• [Written problem]
Leave out the images and repeat the listing below without a single change.

• [Dataset excerpt]
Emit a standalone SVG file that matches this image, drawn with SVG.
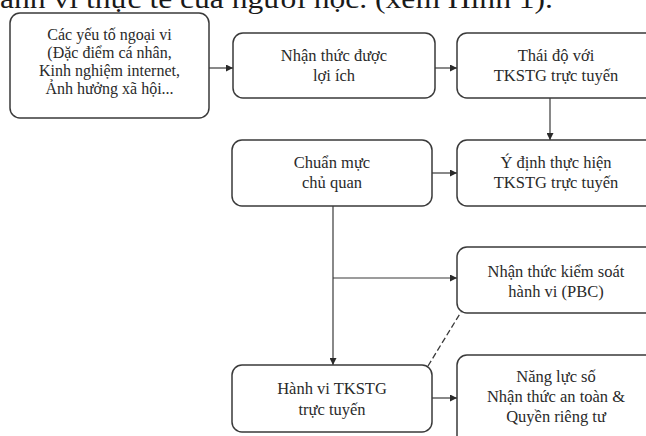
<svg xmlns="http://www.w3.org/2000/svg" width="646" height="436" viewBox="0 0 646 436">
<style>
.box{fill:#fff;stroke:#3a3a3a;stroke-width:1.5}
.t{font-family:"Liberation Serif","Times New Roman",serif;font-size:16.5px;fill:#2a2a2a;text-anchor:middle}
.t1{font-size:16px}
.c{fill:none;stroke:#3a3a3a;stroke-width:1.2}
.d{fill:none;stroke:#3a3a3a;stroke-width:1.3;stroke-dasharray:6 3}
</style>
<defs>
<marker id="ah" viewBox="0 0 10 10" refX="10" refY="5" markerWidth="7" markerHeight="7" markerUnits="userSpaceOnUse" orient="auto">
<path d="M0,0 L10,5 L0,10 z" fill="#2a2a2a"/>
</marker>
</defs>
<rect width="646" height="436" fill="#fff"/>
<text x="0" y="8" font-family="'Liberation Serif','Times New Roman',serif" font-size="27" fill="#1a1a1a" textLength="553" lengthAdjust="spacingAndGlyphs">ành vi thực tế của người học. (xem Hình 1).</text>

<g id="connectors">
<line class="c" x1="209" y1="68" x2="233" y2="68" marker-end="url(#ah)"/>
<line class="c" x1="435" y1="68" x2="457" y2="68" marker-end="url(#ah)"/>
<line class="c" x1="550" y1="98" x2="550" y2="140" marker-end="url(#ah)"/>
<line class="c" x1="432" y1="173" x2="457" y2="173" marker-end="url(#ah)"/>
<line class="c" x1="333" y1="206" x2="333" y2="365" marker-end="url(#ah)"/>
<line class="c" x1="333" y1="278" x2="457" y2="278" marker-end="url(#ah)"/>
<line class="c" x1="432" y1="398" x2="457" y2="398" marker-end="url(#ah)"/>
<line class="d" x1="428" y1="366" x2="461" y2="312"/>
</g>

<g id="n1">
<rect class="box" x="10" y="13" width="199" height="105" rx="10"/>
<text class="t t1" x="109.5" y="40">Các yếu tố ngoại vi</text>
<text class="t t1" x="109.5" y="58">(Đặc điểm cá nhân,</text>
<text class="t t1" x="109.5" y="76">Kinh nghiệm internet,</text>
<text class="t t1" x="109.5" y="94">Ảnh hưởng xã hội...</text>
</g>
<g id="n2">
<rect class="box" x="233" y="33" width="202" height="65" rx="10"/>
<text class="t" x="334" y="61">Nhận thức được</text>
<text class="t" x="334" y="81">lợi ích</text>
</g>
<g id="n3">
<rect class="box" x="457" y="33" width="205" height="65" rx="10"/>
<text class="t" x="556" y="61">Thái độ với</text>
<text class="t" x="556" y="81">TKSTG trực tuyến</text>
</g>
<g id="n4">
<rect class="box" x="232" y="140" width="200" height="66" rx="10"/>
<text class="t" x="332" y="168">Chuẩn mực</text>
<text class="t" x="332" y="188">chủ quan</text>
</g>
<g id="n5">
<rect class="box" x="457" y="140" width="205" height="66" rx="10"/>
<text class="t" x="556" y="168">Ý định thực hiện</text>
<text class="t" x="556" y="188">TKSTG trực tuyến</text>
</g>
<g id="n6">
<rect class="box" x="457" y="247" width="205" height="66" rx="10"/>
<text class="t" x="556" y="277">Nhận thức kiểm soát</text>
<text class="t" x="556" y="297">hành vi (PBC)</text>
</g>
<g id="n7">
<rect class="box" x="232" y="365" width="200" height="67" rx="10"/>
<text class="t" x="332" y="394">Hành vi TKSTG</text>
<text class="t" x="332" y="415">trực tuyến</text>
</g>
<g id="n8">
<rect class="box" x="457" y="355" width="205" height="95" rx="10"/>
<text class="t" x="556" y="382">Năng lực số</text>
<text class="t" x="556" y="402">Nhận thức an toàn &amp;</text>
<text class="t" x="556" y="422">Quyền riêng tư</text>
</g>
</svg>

• [Written response]
Emit a standalone SVG file that matches this image, drawn with SVG.
<svg xmlns="http://www.w3.org/2000/svg" width="646" height="436" viewBox="0 0 646 436">
<style>
.box{fill:#fff;stroke:#3a3a3a;stroke-width:1.5}
.t{font-family:"Liberation Serif","Times New Roman",serif;font-size:16.5px;fill:#2a2a2a;text-anchor:middle}
.t1{font-size:16px}
.c{fill:none;stroke:#3a3a3a;stroke-width:1.2}
.d{fill:none;stroke:#3a3a3a;stroke-width:1.3;stroke-dasharray:6 3}
</style>
<defs>
<marker id="ah" viewBox="0 0 10 10" refX="10" refY="5" markerWidth="7" markerHeight="7" markerUnits="userSpaceOnUse" orient="auto">
<path d="M0,0 L10,5 L0,10 z" fill="#2a2a2a"/>
</marker>
</defs>
<rect width="646" height="436" fill="#fff"/>
<text x="0" y="8" font-family="'Liberation Serif','Times New Roman',serif" font-size="27" fill="#1a1a1a" textLength="553" lengthAdjust="spacingAndGlyphs">ành vi thực tế của người học. (xem Hình 1).</text>

<g id="connectors">
<line class="c" x1="209" y1="68" x2="233" y2="68" marker-end="url(#ah)"/>
<line class="c" x1="435" y1="68" x2="457" y2="68" marker-end="url(#ah)"/>
<line class="c" x1="550" y1="98" x2="550" y2="140" marker-end="url(#ah)"/>
<line class="c" x1="432" y1="173" x2="457" y2="173" marker-end="url(#ah)"/>
<line class="c" x1="333" y1="206" x2="333" y2="365" marker-end="url(#ah)"/>
<line class="c" x1="333" y1="278" x2="457" y2="278" marker-end="url(#ah)"/>
<line class="c" x1="432" y1="398" x2="457" y2="398" marker-end="url(#ah)"/>
<line class="d" x1="428" y1="366" x2="461" y2="312"/>
</g>

<g id="n1">
<rect class="box" x="10" y="13" width="199" height="105" rx="10"/>
<text class="t t1" x="109.5" y="40">Các yếu tố ngoại vi</text>
<text class="t t1" x="109.5" y="58">(Đặc điểm cá nhân,</text>
<text class="t t1" x="109.5" y="76">Kinh nghiệm internet,</text>
<text class="t t1" x="109.5" y="94">Ảnh hưởng xã hội...</text>
</g>
<g id="n2">
<rect class="box" x="233" y="33" width="202" height="65" rx="10"/>
<text class="t" x="334" y="61">Nhận thức được</text>
<text class="t" x="334" y="81">lợi ích</text>
</g>
<g id="n3">
<rect class="box" x="457" y="33" width="205" height="65" rx="10"/>
<text class="t" x="556" y="61">Thái độ với</text>
<text class="t" x="556" y="81">TKSTG trực tuyến</text>
</g>
<g id="n4">
<rect class="box" x="232" y="140" width="200" height="66" rx="10"/>
<text class="t" x="332" y="168">Chuẩn mực</text>
<text class="t" x="332" y="188">chủ quan</text>
</g>
<g id="n5">
<rect class="box" x="457" y="140" width="205" height="66" rx="10"/>
<text class="t" x="556" y="168">Ý định thực hiện</text>
<text class="t" x="556" y="188">TKSTG trực tuyến</text>
</g>
<g id="n6">
<rect class="box" x="457" y="247" width="205" height="66" rx="10"/>
<text class="t" x="556" y="277">Nhận thức kiểm soát</text>
<text class="t" x="556" y="297">hành vi (PBC)</text>
</g>
<g id="n7">
<rect class="box" x="232" y="365" width="200" height="67" rx="10"/>
<text class="t" x="332" y="394">Hành vi TKSTG</text>
<text class="t" x="332" y="415">trực tuyến</text>
</g>
<g id="n8">
<rect class="box" x="457" y="355" width="205" height="95" rx="10"/>
<text class="t" x="556" y="382">Năng lực số</text>
<text class="t" x="556" y="402">Nhận thức an toàn &amp;</text>
<text class="t" x="556" y="422">Quyền riêng tư</text>
</g>
</svg>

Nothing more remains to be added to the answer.